Heterointerface engineering in porous microspheres for magnetic-dielectric balance to boost electromagnetic wave absorption

Abstract

Heterointerface engineering originated from structure design is a promising approach to develop high-performance electromagnetic (EM) absorption materials but remains challenges in revealing the EM modulation mechanism. In this work, a diffusion-driven self-assemble strategy was proposed to construct porous NiFe2O4 microspheres with rich confined cavities. Followed by an in-situ vapor phase polymerization, conductive polypyrrole (PPy) layers were tightly coated on NiFe2O4 surface, building numerous ferrite-polymer heterointerfaces. Systematic investigation demonstrated that the controllable coating thickness and porous structure were crucial to regulate the component dependency EM properties and the dielectric-magnetic balance.
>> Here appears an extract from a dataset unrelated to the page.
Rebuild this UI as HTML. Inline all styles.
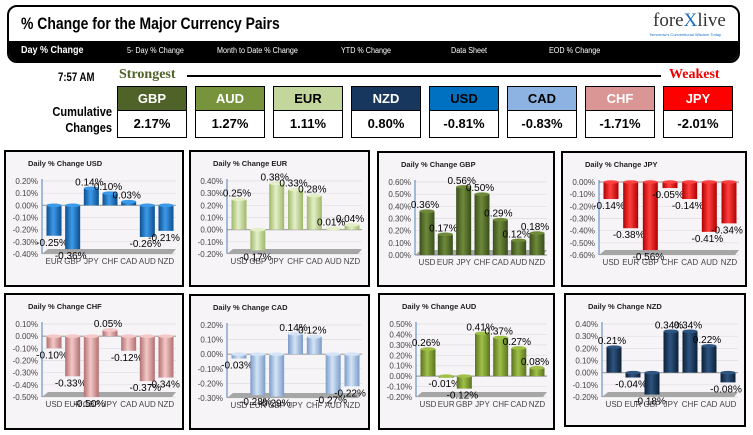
<!DOCTYPE html>
<html><head><meta charset="utf-8">
<style>
body{margin:0;width:753px;height:435px;background:#fff;position:relative;overflow:hidden;font-family:"Liberation Sans",sans-serif}
.abs{position:absolute}
#hdr{left:7px;top:5px;width:729px;height:54px;border:2px solid #000;border-radius:10px;overflow:hidden;background:#fff}
#nav{left:0;top:34px;width:729px;height:20px;background:#000}
.nav{position:absolute;top:5px;color:#fff;font-size:8px;transform:scaleX(.9);transform-origin:left}
.cb{position:absolute;width:68px;border:1px solid #000;text-align:center;font-weight:bold}
.cbh{top:86px;height:23px;line-height:23px;font-size:13px;color:#fff;font-family:"Liberation Sans Narrow","Liberation Sans",sans-serif}
.cbv{top:110px;height:26px;line-height:26px;font-size:13px;background:#fff;font-family:"Liberation Sans Narrow","Liberation Sans",sans-serif}
.panel{position:absolute;background:#f7f4f8;border:2px solid #000;box-sizing:border-box}
</style></head><body>
<div id="hdr" class="abs">
 <div class="abs" style="left:12px;top:7px;font-size:17px;font-weight:bold;transform:scaleX(.82);transform-origin:left;white-space:nowrap">% Change for the Major Currency Pairs</div>
 <div class="abs" style="left:644px;top:3px;font-family:'Liberation Serif',serif;font-size:19px;color:#333">fore<span style="color:#1a6ec0">X</span>live</div>
 <div class="abs" style="left:640px;top:25px;font-size:4px;color:#1a6ec0">Tomorrow's Conventional Wisdom Today</div>
 <div id="nav" class="abs">
  <span class="nav" style="left:12px;font-size:10px;font-weight:bold;top:4px">Day % Change</span>
  <span class="nav" style="left:118px">5- Day % Change</span>
  <span class="nav" style="left:208px">Month to Date % Change</span>
  <span class="nav" style="left:332px">YTD % Change</span>
  <span class="nav" style="left:442px">Data Sheet</span>
  <span class="nav" style="left:540px">EOD % Change</span>
 </div>
</div>
<div class="abs" style="left:58px;top:70px;font-size:12px;font-weight:bold;transform:scaleX(.8);transform-origin:left">7:57 AM</div>
<div class="abs" style="left:119px;top:67px;font-family:'Liberation Serif',serif;font-size:14px;font-weight:bold;color:#4f6228">Strongest</div>
<div class="abs" style="left:187px;top:75px;width:474px;height:2px;background:#000"></div>
<div class="abs" style="left:669px;top:67px;font-family:'Liberation Serif',serif;font-size:14px;font-weight:bold;color:#e00">Weakest</div>
<div class="abs" style="left:38px;top:104px;font-size:13px;font-weight:bold;text-align:right;width:74px;line-height:16px;transform:scaleX(.85);transform-origin:right">Cumulative<br>Changes</div>
<div id="boxes"></div>
<div id="panels"></div>
<script>
const rankNames=["GBP","AUD","EUR","NZD","USD","CAD","CHF","JPY"];
const rankValues=[2.17,1.27,1.11,0.80,-0.81,-0.83,-1.71,-2.01];
const rankColors={GBP:"#4f6228",AUD:"#77933c",EUR:"#c3d69b",NZD:"#17375e",USD:"#0070c0",CAD:"#8db3e2",CHF:"#da9694",JPY:"#ff0000"};
const rankText={GBP:"#fff",AUD:"#fff",EUR:"#000",NZD:"#fff",USD:"#000",CAD:"#000",CHF:"#fff",JPY:"#fff"};
const boxes=document.getElementById('boxes');
rankNames.forEach((n,i)=>{
 const x=117+i*78;
 const h=document.createElement('div');h.className='cb cbh';h.style.left=x+'px';h.style.background=rankColors[n];h.style.color=rankText[n];h.textContent=n;
 
 
 boxes.appendChild(h);
 const v=document.createElement('div');v.className='cb cbv';v.style.left=x+'px';v.textContent=rankValues[i].toFixed(2)+'%';
 
 
 boxes.appendChild(v);
});

const panelCurrencies=["USD","EUR","GBP","JPY","CHF","CAD","AUD","NZD"];
const catsUSD=["EUR","GBP","JPY","CHF","CAD","AUD","NZD"];
const valsUSD=[-0.25,-0.36,0.14,0.10,0.03,-0.26,-0.21];
const catsEUR=["USD","GBP","JPY","CHF","CAD","AUD","NZD"];
const valsEUR=[0.25,-0.17,0.38,0.33,0.28,0.01,0.04];
const catsGBP=["USD","EUR","JPY","CHF","CAD","AUD","NZD"];
const valsGBP=[0.36,0.17,0.56,0.50,0.29,0.12,0.18];
const catsJPY=["USD","EUR","GBP","CHF","CAD","AUD","NZD"];
const valsJPY=[-0.14,-0.38,-0.56,-0.05,-0.14,-0.41,-0.34];
const catsCHF=["USD","EUR","GBP","JPY","CAD","AUD","NZD"];
const valsCHF=[-0.10,-0.33,-0.50,0.05,-0.12,-0.37,-0.34];
const catsCAD=["USD","EUR","GBP","JPY","CHF","AUD","NZD"];
const valsCAD=[-0.03,-0.28,-0.29,0.14,0.12,-0.27,-0.22];
const catsAUD=["USD","EUR","GBP","JPY","CHF","CAD","NZD"];
const valsAUD=[0.26,-0.01,-0.12,0.41,0.37,0.27,0.08];
const catsNZD=["USD","EUR","GBP","JPY","CHF","CAD","AUD"];
const valsNZD=[0.21,-0.04,-0.18,0.34,0.34,0.22,-0.08];
const axisMin=[-0.4,-0.2,0,-0.6,-0.5,-0.3,-0.2,-0.2];
const axisMax=[0.2,0.4,0.6,0,0.1,0.2,0.5,0.4];
const allCats=[catsUSD,catsEUR,catsGBP,catsJPY,catsCHF,catsCAD,catsAUD,catsNZD];
const allVals=[valsUSD,valsEUR,valsGBP,valsJPY,valsCHF,valsCAD,valsAUD,valsNZD];
const barColors={USD:["#0b4f8f","#3d9ae8"],EUR:["#9fb86a","#e4efc8"],GBP:["#3a4e1c","#6e8a3a"],JPY:["#b00000","#ff4040"],CHF:["#b07070","#f4c8c8"],CAD:["#7a9cc8","#d4e4f6"],AUD:["#5a7420","#a0c048"],NZD:["#0c2038","#2e5480"]};
const boxesP=[[4,150,180,137],[189,150,181,137],[377,151,178,136],[561,151,186,136],[4,293,180,137],[189,294,181,136],[378,293,177,137],[564,293,182,134]];
const NS="http://www.w3.org/2000/svg";
const host=document.getElementById('panels');
function mk(t,a,p){const e=document.createElementNS(NS,t);for(const k in a)e.setAttribute(k,a[k]);p.appendChild(e);return e;}
panelCurrencies.forEach((cur,pi)=>{
 const [px,py,pw,ph]=boxesP[pi];
 const d=document.createElement('div');d.className='panel';
 d.style.cssText=`left:${px}px;top:${py}px;width:${pw}px;height:${ph}px`;
 
 
 host.appendChild(d);
 const s=mk('svg',{width:pw-4,height:ph-4,style:'position:absolute;left:0;top:0'},d);
 const t=mk('text',{x:22,y:14,'font-size':7.5,'font-weight':'bold',fill:'#222'},s);t.textContent='Daily % Change '+cur;
 
 
 const mn=axisMin[pi],mx=axisMax[pi],top=29,bot=102,ax=36,right=pw-10;
 const Y=v=>top+(mx-v)/(mx-mn)*(bot-top);
 const steps=Math.round((mx-mn)/0.1);
 for(let i=0;i<=steps;i++){
  const v=mx-i*0.1,y=Y(v);
  mk('line',{x1:ax,x2:right,y1:y,y2:y,stroke:'#ddd','stroke-width':0.7},s);
  const tl=mk('text',{x:ax-4,y:y+3,'font-size':8,fill:'#444','text-anchor':'end'},s);tl.textContent=(Math.abs(v)<1e-9?0:v).toFixed(2)+'%';
  
  
 }
 mk('polygon',{points:`${ax},${bot} ${ax+6},${bot-5} ${right},${bot-5} ${right-4},${bot}`,fill:'#a6a6a6'},s);
 mk('line',{x1:ax,x2:right,y1:Y(0),y2:Y(0),stroke:'#a0a0a0','stroke-width':1.2},s);
 mk('line',{x1:ax,x2:ax,y1:top-2,y2:bot,stroke:'#4f81bd','stroke-width':1},s);
 const g=mk('linearGradient',{id:'g'+pi,x1:0,x2:1,y1:0,y2:0},mk('defs',{},s));
 const c=barColors[cur];
 mk('stop',{offset:'0','stop-color':c[0]},g);mk('stop',{offset:'0.45','stop-color':c[1]},g);mk('stop',{offset:'1','stop-color':c[0]},g);
 const step=(pw-68)/6;
 allCats[pi].forEach((cat,i)=>{
  const v=allVals[pi][i],cx=48+i*step,w=15;
  const y0=Y(0),y1=Y(v),yt=Math.min(y0,y1),h=Math.max(Math.abs(y1-y0),1.5);
  const b=mk('rect',{x:cx-w/2,y:yt,width:w,height:h,fill:`url(#g${pi})`},s);
  
  
  mk('ellipse',{cx:cx,cy:v>=0?yt:y0,rx:w/2,ry:1.8,fill:c[1]},s);
  const cl=mk('text',{x:cx,y:bot+10,'font-size':8,fill:'#444','text-anchor':'middle'},s);cl.textContent=cat;
  
  
  const dl=mk('text',{x:cx-2,y:v>=0?y1-3:y1+10,'font-size':10,fill:'#000','text-anchor':'middle'},s);dl.textContent=v.toFixed(2)+'%';
  
  
 });
});
</script>
</body></html>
Accordingly, these activated heterointerfaces and lattice defects inevitably produced polarization response to enhance the dielectric loss, and the confined magnetic coupling among hierarchical cavities strengthened the magnetic loss, jointly contributing to the boosted dissipation of incident EM energy. Owing to the synergy merits, optimum core–shell NiFe2O4@PPy microspheres exhibited an impressive broadband EM absorption performance with a wide effective absorption bandwidth covered 6.8 GHz at 2.62 mm. This study provides methodological guidance to design magnetic-dielectric EM absorption materials, and deciphers the mechanism of structure-interface modulated EM properties.